Wednesday, April 11, 2012

Trading Strategy in an Inflated Market

Let's admit it that the market has gone too far. Valuations (P) have outstripped earnings (E) far too quickly and for the market to move further ahead, it needs to seek a breather. Well, basically either the P decreases, or the E has to increase to match a 'worthy' evaluation.

The first quarter of 2012 was basically brought about by a couple of changes.
1. Greece unlocking itself from the debt abyss; hopefully.
2. Improving US economic health
3. China seemingly avoiding a hard landing
If it is not clear enough, 2 out of 3 of the main factors contributing to the market's rise has been based on speculations and psychological perception of the future. Only the improving US economic health is real and based on truth.

We know the market is forward looking so there is some sort of an element that this is what we all expect. But there comes a time when evaluations are too high than what we should expect. And we have seen it in recent times. But on the other hand, there will be ones with evaluations too low that we miss in this euphoria chasing the rallying stocks. One huge example is the knowledge we all have that the big cap stocks tend to move first followed by the mid and small cap ones in a bull market. This is no special ingredient. As the big cap fulfills its valuation, people feel they are pricier and re-look at the mid and small cap ones that have yet been fully valuated.

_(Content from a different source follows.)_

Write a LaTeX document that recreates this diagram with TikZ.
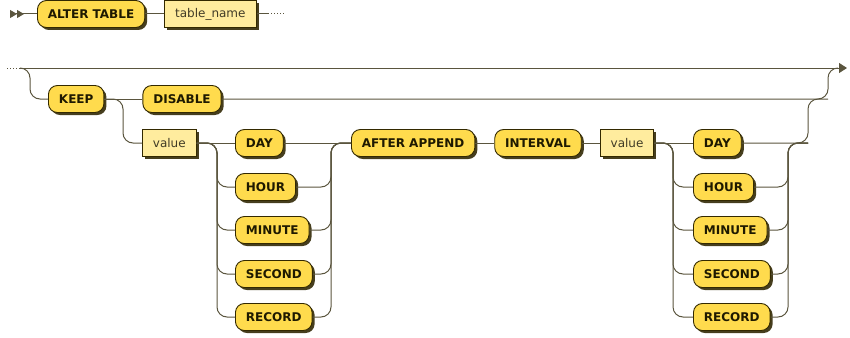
\documentclass[tikz,border=0pt]{standalone}
\usepackage{fontspec}
\setmainfont{DejaVu Sans}
\usetikzlibrary{arrows.meta,positioning,shadows}
\definecolor{railline}{RGB}{90,85,62}
\definecolor{boxline}{RGB}{51,41,0}
\definecolor{termfill}{RGB}{255,219,77}
\definecolor{ntermfill}{RGB}{255,236,158}
\definecolor{shade}{RGB}{70,62,30}
\definecolor{inktext}{RGB}{30,25,0}
\tikzset{
  term/.style={draw=boxline,line width=0.9pt,rounded corners=9pt,fill=termfill,text=inktext,
    font=\fontsize{12}{14}\selectfont\bfseries,minimum height=27pt,inner xsep=10.5pt,
    drop shadow={shadow xshift=2.5pt,shadow yshift=-2.5pt,fill=shade,opacity=1}},
  nterm/.style={draw=boxline,line width=0.9pt,fill=ntermfill,text=inktext!85,
    font=\fontsize{12}{14}\selectfont,minimum height=27pt,inner xsep=10.5pt,
    drop shadow={shadow xshift=2.5pt,shadow yshift=-2.5pt,fill=shade,opacity=1}},
  rail/.style={draw=railline,line width=1pt,rounded corners=10pt}
}

\begin{document}
\begin{tikzpicture}[x=1pt,y=-1pt]
  \useasboundingbox (0,0) rectangle (850,337);
  % first line
  \coordinate (start1) at (10,14);
  \node[term,anchor=west] (alter) at (37,14) {ALTER TABLE};
  \node[nterm,right=19pt of alter] (tname) {table\_name};
  \coordinate (cont1) at (268,14); \coordinate (dots1) at (284,14);
  \draw[rail,{Triangle[reversed,length=7pt,width=8pt]Triangle[reversed,length=7pt,width=8pt]}-] (start1) -- (alter);
  \draw[rail] (alter) -- (tname); \draw[rail] (tname) -- (cont1);
  \draw[rail,dotted] (cont1) -- (dots1);

  % second line
  \coordinate (dots2) at (7,68); \coordinate (start2) at (20,68);
  \coordinate (exit) at (838,68); \coordinate (end2) at (847,68);
  \coordinate (merge) at (828,99); \coordinate (join2) at (808,143);
  \node[term,anchor=west] (keep) at (48,99) {KEEP};
  \node[term,right=38pt of keep] (disable) {DISABLE};
  \node[nterm,anchor=west] (val1) at (142,143) {value};
  \node[term,anchor=west] (day1) at (235,143) {DAY};
  \node[term,anchor=west] (after) at (351,143) {AFTER APPEND};
  \node[term,right=19pt of after] (interval) {INTERVAL};
  \node[nterm,right=18pt of interval] (val2) {value};
  \node[term,anchor=west] (day2) at (693,143) {DAY};
  \foreach \n/\t/\y in {hour/HOUR/187,minute/MINUTE/230,second/SECOND/274,record/RECORD/317} {
    \node[term,anchor=west] (\n1) at (235,\y) {\t};
    \node[term,anchor=west] (\n2) at (693,\y) {\t};
  }

  \draw[rail,dotted] (dots2) -- (start2);
  \draw[rail,-{Triangle[length=8pt,width=10pt]}] (start2) -- (end2);
  \draw[rail] (start2) -- (30,68) -- (30,99) -- (keep.west);
  \draw[rail] (keep) -- (disable);
  \draw[rail] (disable.east) -- (merge) -- (828,68) -- (exit);
  \draw[rail] (keep.east) -- (123,99) -- (123,143) -- (val1.west);
  \draw[rail] (val1) -- (day1); \draw[rail] (day1) -- (after);
  \draw[rail] (after) -- (interval); \draw[rail] (interval) -- (val2);
  \draw[rail] (val2) -- (day2);
  \draw[rail] (day2.east) -- (join2) -- (808,99) -- (merge);
  \foreach \n/\y in {hour/187,minute/230,second/274,record/317} {
    \draw[rail] (val1.east) -- (217,143) -- (217,\y) -- (\n1.west);
    \draw[rail] (\n1.east) -- (331,\y) -- (331,143) -- (after.west);
    \draw[rail] (val2.east) -- (673,143) -- (673,\y) -- (\n2.west);
    \draw[rail] (\n2.east) -- (788,\y) -- (788,143) -- (join2);
  }
\end{tikzpicture}
\end{document}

Today, everything seems inflated.
So what can we do?
Look and relook.

One tendency that I find myself often doing is being fixated at a certain set of stocks that have participated in the rally. Even though their prices have ran far away from their 55d, 100d and even 200d averages, it is still tempting to buy. That is now, to me, trying to pick the peak. It will never happen and when it does, all it takes is a couple of days to return to square one or even much below.

So instead of trying to go heavy on these stocks that have already moved, my aim now is to look at stocks that have yet moved. Of course, this is not easy as a hard search is necessary but with some stock filters, doing so should not be too difficult.
Focus on a select few and monitor them for a couple of days or weeks if necessary and enter only when a huge move is possible. Things to look out for include a large white candlestick together with a larger than average volume that signifies a possible interest from the broad market. This bodes well with their low valuations that are lower than their moving averages whichever you decide to use.

Nonetheless, there are downside risks to this play since an unattractive stock may remain unattractive for long periods or even experience a whipsaw that leads us buying into the stock and getting ripped. These risks are real but they can be mitigated by some simple checks on analyst reports and annual reports gauging the fundamental performance of the company. Once satisfied, this method is definitely much more relevant and less risky in the inflated market of today.